In a May 8 column for Foreign Affairs magazine, however, a senior fellow at the Council on Foreign Relations argued that a trilateral deal is not in America’s interests because it would make U.S.-Saudi relations dependent on future ties between Tel Aviv and Riyadh.
“If a U.S. commitment to Saudi Arabia is contingent on Saudi normalization with Israel, it is likely that the quality of those ties — i.e., Israeli-Saudi relations — will impose themselves on the bilateral relationship between Washington and Riyadh, in both obvious and not so obvious ways,” wrote Steven A. Cook, the council’s senior fellow for Middle East and Africa studies.

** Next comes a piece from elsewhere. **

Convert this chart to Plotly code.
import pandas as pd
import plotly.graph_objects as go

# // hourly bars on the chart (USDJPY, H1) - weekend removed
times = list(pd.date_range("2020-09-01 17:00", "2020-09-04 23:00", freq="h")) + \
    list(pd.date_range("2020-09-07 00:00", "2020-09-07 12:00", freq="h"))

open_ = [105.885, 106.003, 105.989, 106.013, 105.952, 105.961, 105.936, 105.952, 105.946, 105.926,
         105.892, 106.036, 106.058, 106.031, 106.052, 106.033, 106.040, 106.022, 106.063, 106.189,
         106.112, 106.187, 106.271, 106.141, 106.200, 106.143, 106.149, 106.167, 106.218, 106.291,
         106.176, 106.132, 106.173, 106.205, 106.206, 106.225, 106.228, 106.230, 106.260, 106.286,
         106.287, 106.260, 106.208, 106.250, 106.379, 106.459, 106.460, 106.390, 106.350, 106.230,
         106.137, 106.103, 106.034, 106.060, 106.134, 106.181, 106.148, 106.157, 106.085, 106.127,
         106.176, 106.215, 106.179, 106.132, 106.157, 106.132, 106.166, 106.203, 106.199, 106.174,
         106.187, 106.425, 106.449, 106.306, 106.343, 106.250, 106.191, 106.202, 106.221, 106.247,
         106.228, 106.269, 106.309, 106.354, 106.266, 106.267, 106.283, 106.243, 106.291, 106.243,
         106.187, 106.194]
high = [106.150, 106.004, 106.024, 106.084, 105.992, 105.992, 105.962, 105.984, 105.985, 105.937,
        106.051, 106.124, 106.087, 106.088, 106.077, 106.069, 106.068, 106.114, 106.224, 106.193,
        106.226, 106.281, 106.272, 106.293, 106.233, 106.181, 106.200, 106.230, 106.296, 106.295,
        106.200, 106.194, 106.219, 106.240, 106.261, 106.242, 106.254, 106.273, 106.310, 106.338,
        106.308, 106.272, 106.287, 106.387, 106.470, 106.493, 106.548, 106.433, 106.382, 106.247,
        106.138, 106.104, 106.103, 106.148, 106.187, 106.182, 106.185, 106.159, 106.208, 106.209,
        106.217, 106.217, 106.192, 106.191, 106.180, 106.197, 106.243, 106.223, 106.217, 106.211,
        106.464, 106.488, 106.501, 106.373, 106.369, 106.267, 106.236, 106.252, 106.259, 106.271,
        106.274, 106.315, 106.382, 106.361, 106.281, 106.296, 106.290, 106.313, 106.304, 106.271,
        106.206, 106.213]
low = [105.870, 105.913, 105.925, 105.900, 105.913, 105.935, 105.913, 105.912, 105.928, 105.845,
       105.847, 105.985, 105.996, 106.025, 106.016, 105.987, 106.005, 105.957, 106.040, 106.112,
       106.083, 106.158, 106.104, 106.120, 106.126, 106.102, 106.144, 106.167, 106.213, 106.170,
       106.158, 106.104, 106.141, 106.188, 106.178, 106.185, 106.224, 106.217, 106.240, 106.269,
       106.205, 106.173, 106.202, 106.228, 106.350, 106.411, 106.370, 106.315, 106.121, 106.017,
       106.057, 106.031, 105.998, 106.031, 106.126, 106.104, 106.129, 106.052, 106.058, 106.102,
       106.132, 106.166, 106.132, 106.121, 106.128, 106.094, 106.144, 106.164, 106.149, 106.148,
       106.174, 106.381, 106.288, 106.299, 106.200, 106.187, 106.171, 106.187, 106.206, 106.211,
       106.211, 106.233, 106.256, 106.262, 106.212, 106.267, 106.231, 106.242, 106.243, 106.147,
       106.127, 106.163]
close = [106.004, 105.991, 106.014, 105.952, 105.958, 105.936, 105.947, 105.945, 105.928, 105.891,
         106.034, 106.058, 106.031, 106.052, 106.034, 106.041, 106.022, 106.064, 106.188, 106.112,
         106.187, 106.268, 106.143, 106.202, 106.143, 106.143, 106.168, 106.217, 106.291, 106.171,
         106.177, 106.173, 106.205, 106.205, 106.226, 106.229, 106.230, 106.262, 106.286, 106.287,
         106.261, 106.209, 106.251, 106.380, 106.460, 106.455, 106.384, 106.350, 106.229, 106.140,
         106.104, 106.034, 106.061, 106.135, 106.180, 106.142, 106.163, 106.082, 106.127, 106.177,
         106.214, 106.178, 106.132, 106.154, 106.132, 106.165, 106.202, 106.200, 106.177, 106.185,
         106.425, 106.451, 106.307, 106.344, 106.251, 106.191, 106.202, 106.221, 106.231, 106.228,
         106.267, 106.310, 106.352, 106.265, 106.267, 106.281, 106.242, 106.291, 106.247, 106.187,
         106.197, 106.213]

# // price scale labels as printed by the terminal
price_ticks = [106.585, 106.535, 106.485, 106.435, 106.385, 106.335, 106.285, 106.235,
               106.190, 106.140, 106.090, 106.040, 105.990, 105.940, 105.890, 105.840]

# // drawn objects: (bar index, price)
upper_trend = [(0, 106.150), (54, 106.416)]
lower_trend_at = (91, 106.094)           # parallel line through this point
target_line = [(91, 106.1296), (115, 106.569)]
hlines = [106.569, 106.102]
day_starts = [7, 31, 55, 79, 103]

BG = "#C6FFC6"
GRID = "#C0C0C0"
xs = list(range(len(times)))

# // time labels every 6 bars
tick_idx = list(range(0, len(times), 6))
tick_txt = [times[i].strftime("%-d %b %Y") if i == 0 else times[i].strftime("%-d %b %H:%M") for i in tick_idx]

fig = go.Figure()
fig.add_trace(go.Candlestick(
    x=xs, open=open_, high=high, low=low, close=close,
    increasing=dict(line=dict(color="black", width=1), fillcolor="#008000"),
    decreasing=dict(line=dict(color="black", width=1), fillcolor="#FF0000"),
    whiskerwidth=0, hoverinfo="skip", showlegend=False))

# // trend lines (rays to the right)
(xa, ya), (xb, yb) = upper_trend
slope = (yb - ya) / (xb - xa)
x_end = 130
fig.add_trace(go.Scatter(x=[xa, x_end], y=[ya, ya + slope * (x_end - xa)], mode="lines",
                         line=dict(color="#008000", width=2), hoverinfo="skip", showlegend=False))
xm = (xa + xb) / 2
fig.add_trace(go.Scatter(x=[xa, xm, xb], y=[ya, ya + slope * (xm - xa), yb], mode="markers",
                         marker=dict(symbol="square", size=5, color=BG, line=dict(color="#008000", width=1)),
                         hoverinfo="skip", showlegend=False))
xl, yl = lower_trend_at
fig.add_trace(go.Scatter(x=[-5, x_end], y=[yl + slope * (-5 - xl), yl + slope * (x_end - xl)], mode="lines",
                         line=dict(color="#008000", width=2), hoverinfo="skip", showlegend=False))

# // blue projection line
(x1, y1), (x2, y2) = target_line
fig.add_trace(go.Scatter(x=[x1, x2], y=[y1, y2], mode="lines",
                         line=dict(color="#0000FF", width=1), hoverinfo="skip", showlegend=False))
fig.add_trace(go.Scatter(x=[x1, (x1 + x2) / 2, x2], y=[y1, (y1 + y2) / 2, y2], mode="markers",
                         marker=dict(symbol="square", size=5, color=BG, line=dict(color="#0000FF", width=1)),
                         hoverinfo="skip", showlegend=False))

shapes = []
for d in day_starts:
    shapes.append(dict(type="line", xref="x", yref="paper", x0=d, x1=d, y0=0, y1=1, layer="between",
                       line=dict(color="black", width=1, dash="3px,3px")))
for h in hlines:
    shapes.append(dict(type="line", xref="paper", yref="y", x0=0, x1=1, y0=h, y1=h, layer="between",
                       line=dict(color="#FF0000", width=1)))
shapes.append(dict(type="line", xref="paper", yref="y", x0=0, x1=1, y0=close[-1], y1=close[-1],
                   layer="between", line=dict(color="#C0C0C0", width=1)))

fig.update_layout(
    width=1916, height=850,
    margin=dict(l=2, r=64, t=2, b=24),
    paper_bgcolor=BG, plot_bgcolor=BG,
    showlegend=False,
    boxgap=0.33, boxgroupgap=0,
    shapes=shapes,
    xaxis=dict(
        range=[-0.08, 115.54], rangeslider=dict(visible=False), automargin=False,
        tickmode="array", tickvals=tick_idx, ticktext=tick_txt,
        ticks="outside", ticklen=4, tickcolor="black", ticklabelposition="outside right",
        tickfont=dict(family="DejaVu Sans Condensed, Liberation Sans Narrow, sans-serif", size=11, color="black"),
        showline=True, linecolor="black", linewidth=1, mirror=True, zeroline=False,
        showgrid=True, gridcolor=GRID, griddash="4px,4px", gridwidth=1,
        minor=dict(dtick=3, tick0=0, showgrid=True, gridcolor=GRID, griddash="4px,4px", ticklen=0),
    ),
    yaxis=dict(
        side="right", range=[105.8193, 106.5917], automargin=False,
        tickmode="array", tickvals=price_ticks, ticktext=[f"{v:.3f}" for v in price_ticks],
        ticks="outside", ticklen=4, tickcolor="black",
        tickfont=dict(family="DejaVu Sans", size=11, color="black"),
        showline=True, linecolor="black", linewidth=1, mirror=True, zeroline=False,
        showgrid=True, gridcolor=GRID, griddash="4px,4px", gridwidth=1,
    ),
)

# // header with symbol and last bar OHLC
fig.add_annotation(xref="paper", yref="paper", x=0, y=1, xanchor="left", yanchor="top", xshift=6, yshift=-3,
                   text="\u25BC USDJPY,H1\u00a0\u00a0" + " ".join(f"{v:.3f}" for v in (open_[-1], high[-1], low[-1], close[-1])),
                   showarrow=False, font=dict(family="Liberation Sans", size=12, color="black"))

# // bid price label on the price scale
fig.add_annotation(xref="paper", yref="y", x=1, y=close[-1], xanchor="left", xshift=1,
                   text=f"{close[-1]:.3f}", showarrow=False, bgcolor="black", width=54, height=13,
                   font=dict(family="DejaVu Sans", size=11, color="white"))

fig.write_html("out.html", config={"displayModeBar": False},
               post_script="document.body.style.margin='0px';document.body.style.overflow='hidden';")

“If the Biden administration wants a defense pact with Saudi Arabia, let’s have one. There should be a good enough case, and the president is a skilled enough politician to persuade the skeptics,” he concluded.

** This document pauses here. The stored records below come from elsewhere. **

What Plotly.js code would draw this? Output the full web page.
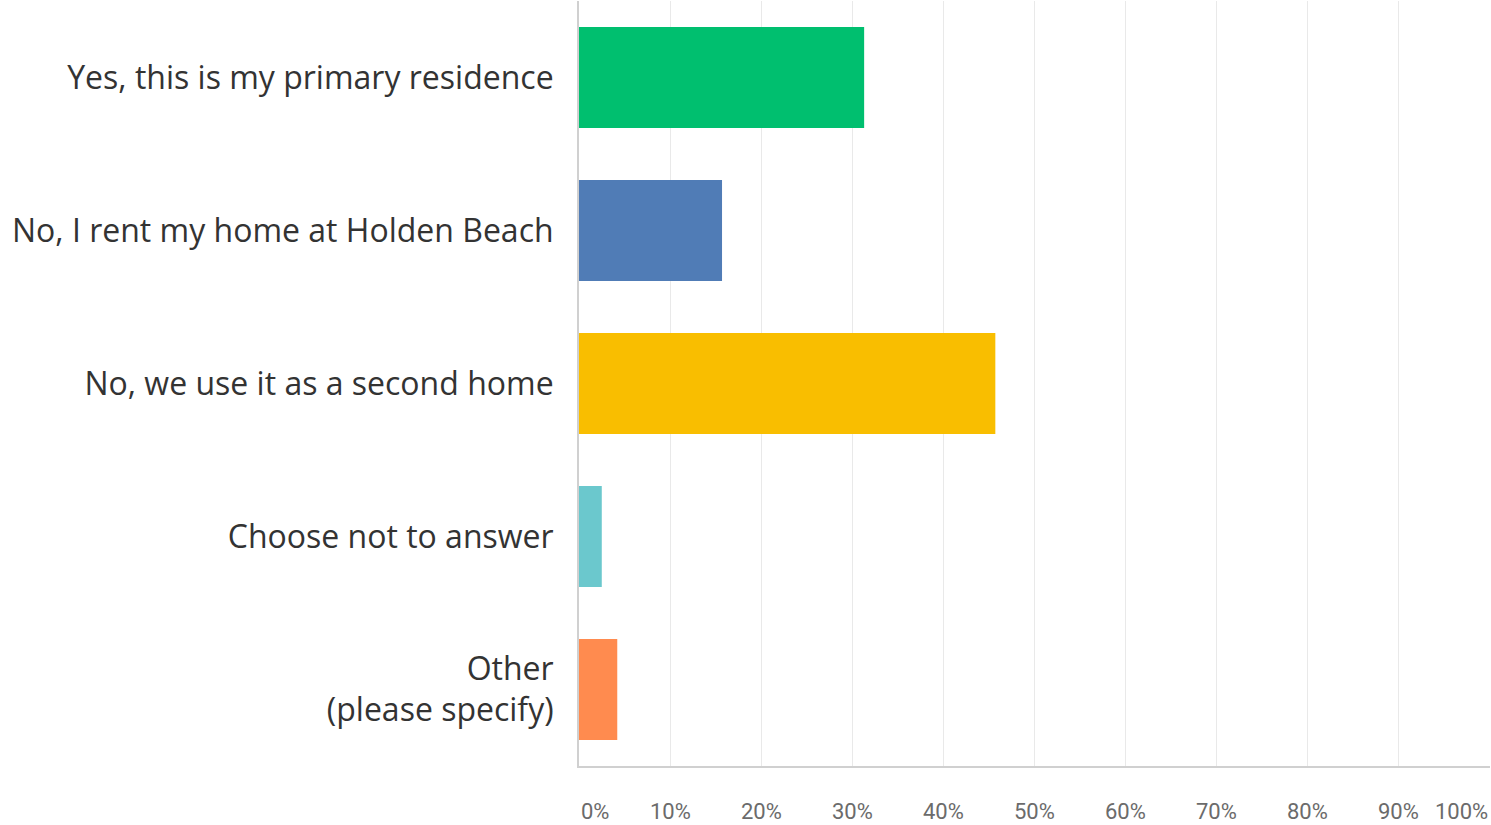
<!DOCTYPE html>
<html>
<head>
<meta charset="utf-8">
<script src="https://cdn.plot.ly/plotly-3.0.1.min.js"></script>
<style>html,body{margin:0;padding:0;background:#fff;}#chart{width:1491px;height:825px;}</style>
</head>
<body>
<div id="chart"></div>
<script>
const categories = [
  "Yes, this is my primary residence",
  "No, I rent my home at Holden Beach",
  "No, we use it as a second home",
  "Choose not to answer",
  "Other<br>(please specify)"
];
const values = [31.3, 15.7, 45.7, 2.5, 4.2];
const barColors = ["#00BF6F", "#507CB6", "#F9BE00", "#6BC8CD", "#FF8B4F"];
const tickValues = [0, 10, 20, 30, 40, 50, 60, 70, 80, 90, 100];
const tickLabels = ["0%", "10%", "20%", "30%", "40%", "50%", "60%", "70%", "80%", "90%", "100%"];

const trace = {
  type: "bar",
  orientation: "h",
  x: values,
  y: categories,
  marker: {color: barColors, line: {width: 0}},
  hoverinfo: "x+y"
};

const tickAnnotations = tickValues.map((v, i) => ({
  x: v, xref: "x",
  y: 0, yref: "paper",
  yanchor: "middle",
  yshift: -45,
  xanchor: i === 0 ? "left" : (i === tickValues.length - 1 ? "right" : "center"),
  text: tickLabels[i],
  showarrow: false,
  font: {family: "Roboto, sans-serif", size: 22, color: "#6b6b6b"}
}));

const layout = {
  width: 1491, height: 825,
  margin: {l: 579, r: 1, t: 1, b: 59},
  paper_bgcolor: "#fff", plot_bgcolor: "#fff",
  showlegend: false,
  bargap: 0.34,
  xaxis: {
    range: [0, 100],
    tickvals: tickValues,
    showticklabels: false,
    showgrid: true, gridcolor: "#e9e9e9", gridwidth: 1,
    zeroline: false,
    showline: true, linecolor: "#d0d0d0", linewidth: 2,
    fixedrange: true
  },
  yaxis: {
    type: "category",
    autorange: "reversed",
    showgrid: false, zeroline: false,
    showline: true, linecolor: "#d0d0d0", linewidth: 2,
    ticks: "", ticklabelstandoff: 17,
    tickfont: {family: "Open Sans, sans-serif", size: 32, color: "#333333"},
    fixedrange: true
  },
  annotations: tickAnnotations
};

Plotly.newPlot("chart", [trace], layout, {displayModeBar: false, staticPlot: true});
</script>
</body>
</html>
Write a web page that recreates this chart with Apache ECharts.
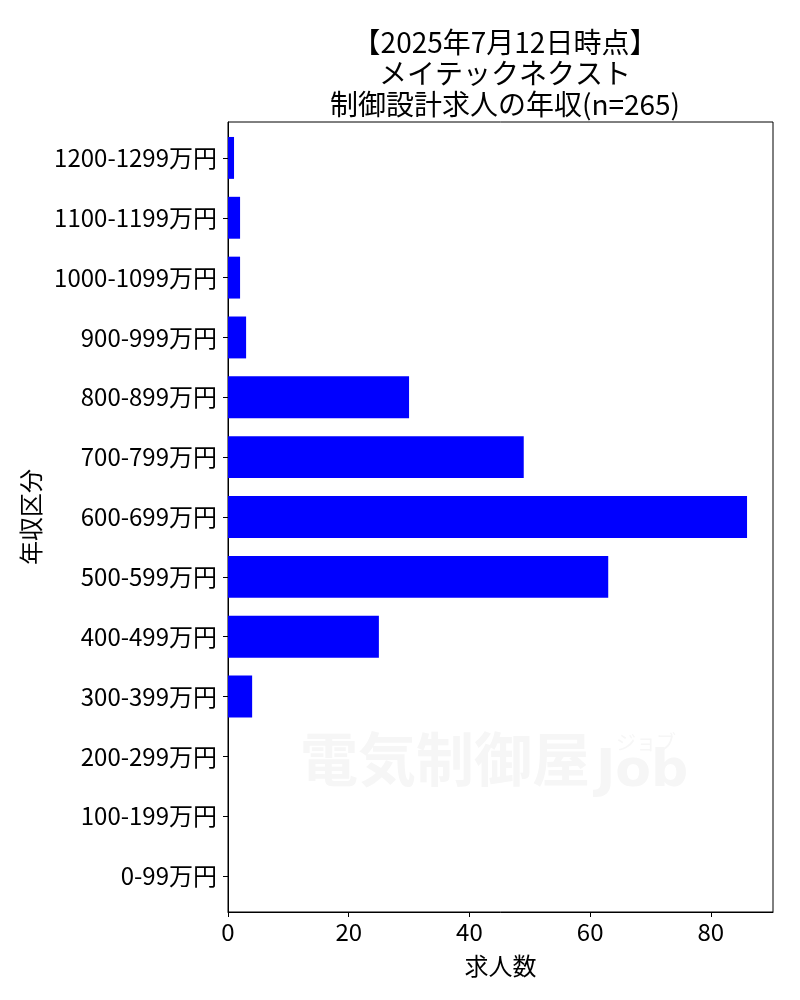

Joshua Landis, head of the Center for Middle East Studies at the University of Oklahoma, expressed a similar view in an interview with VOA, highlighting several advantages to a more limited agreement.
“For the U.S., it limits China’s investment in Saudi Arabia and ensures that the U.S. maintains its dominant security relationship,” he said. “For Saudi Arabia, it provides access to more advanced U.S. weaponry in exchange for halting Chinese arms purchases and restricting Beijing’s investment in the country.”
But Anna Jacobs, a senior gulf analyst at the International Crisis Group based in Doha, Qatar, told VOA that a bilateral deal, while appealing to Saudi Arabia, would likely be “a non-starter” for the Biden administration, which has long sought the breakthrough in Israel-Palestinian relations that would come with a normalization deal.
“It makes complete sense for Riyadh to try and secure a bilateral deal with the U.S. while leaving out the Israel component. Normalization with Israel is extremely unpopular in Saudi Arabia and across the region, making it a major political risk for Riyadh, especially as the Gaza war rages on,” she told VOA.
“This plan B option would significantly lower the risks for Saudi Arabia and would give them everything they want from the U.S. without having to give much in return. But this plan B option wouldn’t work for the U.S. and isn’t likely to go anywhere,” she added.
Nancy Okail, president and CEO of the Washington-based Center for International Policy, argued against the U.S.-Saudi agreement with or without the broader Saudi-Israel component.
She told VOA that the defense deal primarily serves the interests of Saudi Crown Prince Mohammed bin Salman, who has been lauded for modernization efforts but “has also faced criticism for numerous human rights violations, maintaining oppressive governance, and suppressing dissent, exemplified by the killing of [Washington Post columnist] Jamal Khashoggi.”
She said agreements like the one being negotiated “operate under the flawed notion that increased arms lead to greater security, yet history shows that such influxes have instead fueled conflicts and triggered an arms race.”